Umberto Ecco (1932 - 2016) wrote his first novel, The Name of the Rose, in 1980 when he was 48 years old. It has sold over 50 million copies. The scholarly author insisted upon calling the story a "whodunit" and was amused by the worldwide response to his detective story set in 1327 in an isolated Benedictine monastery.

A feature film directed by Jean-Jacques Arnaud and starring Sean Connery, Christian Slater, Michael Lonsdale, and F. Murray Abraham was released in 1986. We were very taken by this screen version of Ecco's masterpiece.

Now almost four decades after the release of the dark and chilling novel, Giacomo Battiato has written and directed an eight-episode TV version which is a joint German-Italian production. He has deepened and enriched The Name of the Rose by casting John Turturro in the lead role of the Franciscan monk William of Baskerville who is an intellectual, a believer in reason, a mentor to a young novice (Damian Hardung), and a forerunner of Sherlock Holmes.

Arriving at a Benedictine monastery for a conference, William is asked to investigate the death of one of the monks who had been working as a book illustrator. Then another monk is found dead. Concluding these were murders, the visitor tries to figure out motivations and behavior. All the while, he has to evade the traps set by a ruthless inquisitor, Bernard Gui (Rupert Everett), sent by the Pope to rid the Church of heretics.

It's not surprising that this mystery emerged from the imagination of Umberto Ecco. Looking back over his career, he can be seen as a modern Renaissance man and a polymath. He spent 30 years in the academic world teaching philosophy, semiotics, medieval history, and literature. Brother William seems created in the author's own image, a mind-tripper who is fascinated by both the big picture and the little, hidden details.

Nor is it surprising that this story takes place in a monastery known for its library. The shelves are arranged as a maze, and it is off-limits to everyone but the librarians. The other monks, who work all day making copies of the books, are both filled with pride about the library and scared by frightening stories about what could happen there.

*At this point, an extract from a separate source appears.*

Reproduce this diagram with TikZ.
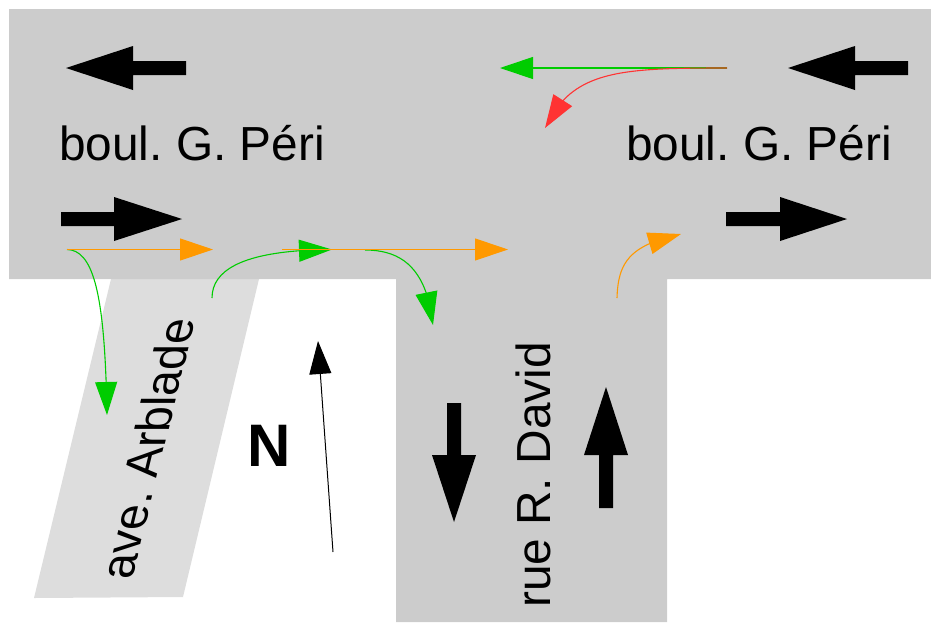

When Ecco was a boy, he was awed by his grandfather's impressive library. Calling books "the corridors of the mind," Ecco has assembled his own rare book collection over 50,000 volumes displayed in two of his homes. Lovers of books ourselves, we find them to be passports to undiscovered lands, offering us primal contact with saints and seers who, through plain and elaborate pages, bequeath to us their wisdom. We would agree (and Ecco would too) with Thomas Kempis who wrote: "In all things I have sought peace, and nowhere have I found it except in a corner with a book."